City Council Chair Tommy Waters hasn’t exactly led major progress on Honolulu’s pressing problems: rampant homelessness, crushing living costs, capricious property taxes, rail dysfunction, dilapidated parks, rutted roads.
But in engineering unprecedented 64% pay raises for himself and his colleagues at a time of economic hardship for many constituents, he’s displayed political wizardry — or deviousness, depending how you see it.
Though not specifically addressed in the City Charter, Council members have traditionally been considered part time. Monthly meetings are relatively few, they have generous staff support and can hold often lucrative outside jobs, which the majority do.
Nonetheless, Waters pressed this year’s Salary Commission, to which the Council appoints three of the seven members and confirms one of the mayor’s four appointees, to pay Council members as full time because of hours they devote to community events, which are sometimes difficult to distinguish between Council outreach and reelection campaigning.
When Salary Commission appointee Rebecca Soon was confirmed, she was squeezed on the point by Waters, Vice Chair Esther Kia‘aina and Finance Chair Radiant Cordero until she indicated agreement.

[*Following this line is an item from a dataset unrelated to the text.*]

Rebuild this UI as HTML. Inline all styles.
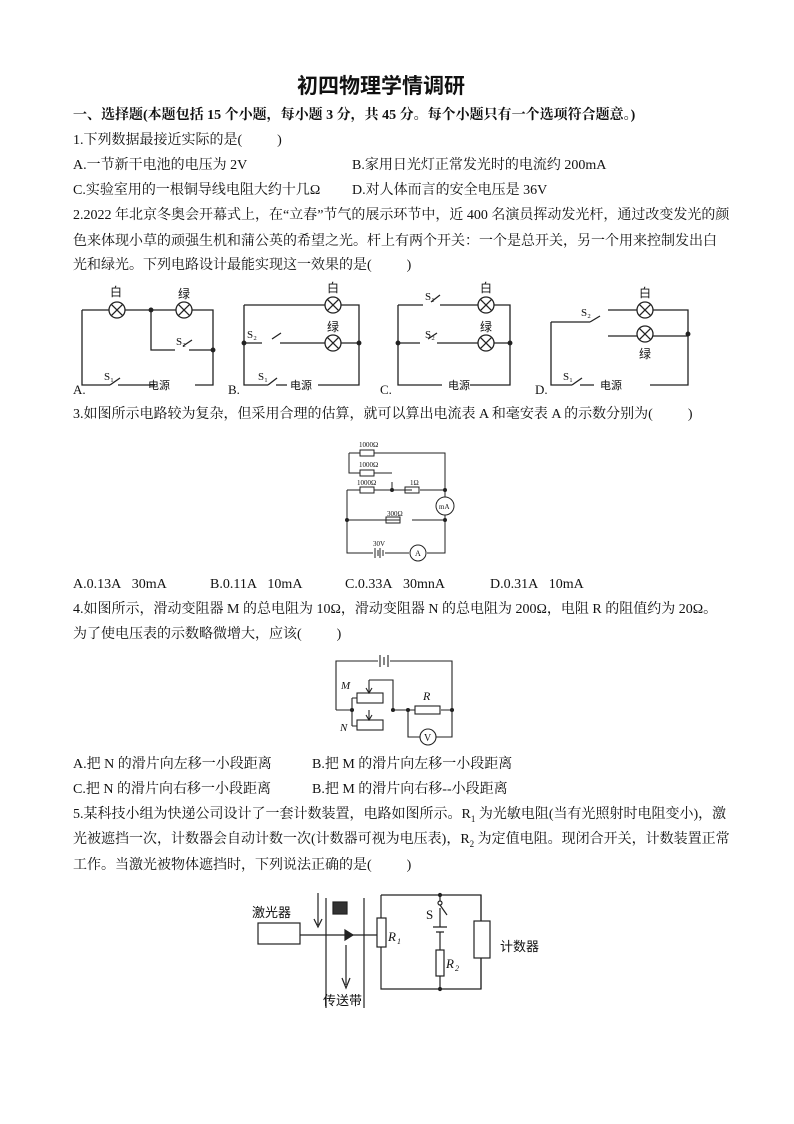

The commission voted to raise Council pay to $113,300 from $68,904, with the chairman getting $10,000 more. Only Coralee Kubo, a Caldwell administration holdover, opposed, arguing, “Seventy- thousand dollars for a part-time job is not a drop in the bucket.”
Commissioners voted for 12.5% raises for the mayor and his Cabinet.
The raises automatically take effect July 1 unless seven of the nine Council members vote to reject, and Waters appears to be maneuvering to duck a politically painful public hearing and Council vote.
Members Augie Tulba and Andria Tupola introduced resolutions to stop the raises, with Tulba asking, “When was the last time you heard of anybody getting a 64% raise? Never.”
But Waters has yet to schedule a Council hearing or refer the measures to a committee for action, indicating on the Honolulu Star-Advertiser’s “Spotlight Hawaii” livestream program that he prefers to avoid a vote that puts members on the record.
“People are running for reelection,” he said. “They don’t want to stick their neck out.”
Waters said he’s open to placing a charter amendment before voters to decide whether they want the Council full time or part time, but that couldn’t happen until 2024 and putting cart before horse is a cynical win-win for Council members.
If voters say part time, they’ll be part-timers with $113,000 salaries the commission would unlikely roll back. If voters say full time, commissioners could go even higher; they considered as much as $185,017 this year before public outcry.
With this precedent, our part-time state legislators are drooling over their next salary review.
While members claim Council work is full time, a majority finds time for well-paying outside work. Of the six members who served in 2022, only Cordero reported no outside income on her financial disclosure.
Waters earned between $50,000 and $99,999 as an attorney, while Kia‘aina and Tupola made similar amounts from consulting. Calvin Say collected between $20,000 and $49,998 from business ventures, and Tulba earned in the same range as a radio personality.
Tyler Dos Santos-Tam, Val Okimoto and Matt Weyer were newly elected in November.